Quijote y califa rojo de los de mirada adusta y «programa, programa, programa» en boca, Julio Anguita fue un político poco corriente . Podría merecer ese calificativo por las virtudes y rasgos característicos que, a su muerte, han glosado tanto «camaradas» como rivales, como la integridad, la coherencia o el compromiso. Pero no es así. Lo que hizo su figura excepcional fue una paradoja, de las que se dan pocas veces. Sobrevivió a su tiempo pese a haber fracasado a la hora de conseguir su gran sueño: que IU reemplazara en los 90 al declinante PSOE como fuerza hegemónica de la izquierda.

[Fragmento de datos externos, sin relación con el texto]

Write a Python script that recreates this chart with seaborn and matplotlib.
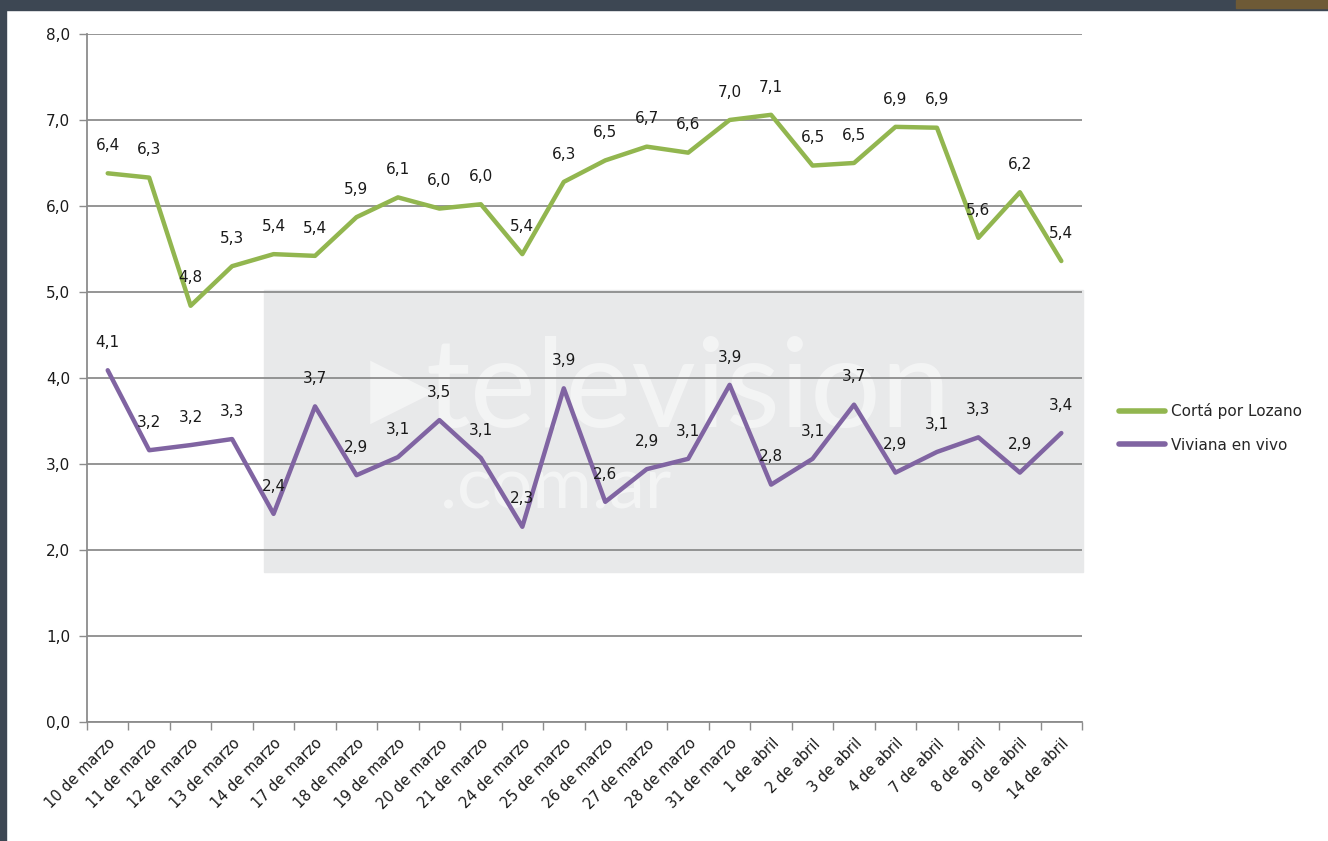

Anguita fue un hombre de dogmas. De palabra contundente y memorable, de las que dejan huella. Y de hierro. De los que se quiebran, pero no se doblan. Laminó a los disidentes (le llamaron estalinista) y cerró filas. Ortodoxo en lo ideológico, heterodoxo en la estrategia, se estrelló contra el bipartidismo. Aquella arriesgada maniobra envolvente a los socialistas, la famosa pinza con Aznar, solo benefició a corto plazo al PP.
Anguita dejó la política con orejas gachas, discreción y dignidad. Sus sucesores empeoraron sus resultados, pero él no volvió a la primera línea. Sí lo hizo como icono de los movimientos de izquierda surgidos del 15M. Volvió a subir a las tribunas. Y un nuevo líder, de brillante dialéctica y poco amigo de las discrepancias, Pablo Iglesias, reclamó para sí su legado y retomó aquel viejo plan de desguazar al gran rival, el PSOE. Y pasó lo que pasó, lo mismo que cuando Napoleón invadió Rusia. Un desastre.
El líder de Podemos obtuvo el mismo resultado que el antiguo coordinador de IU, pero no afrontó igual las consecuencias. Solo el maestro supo resistir el embrujo del poder. ¿Y el discípulo? No supo o no quiso aprender aquella lección.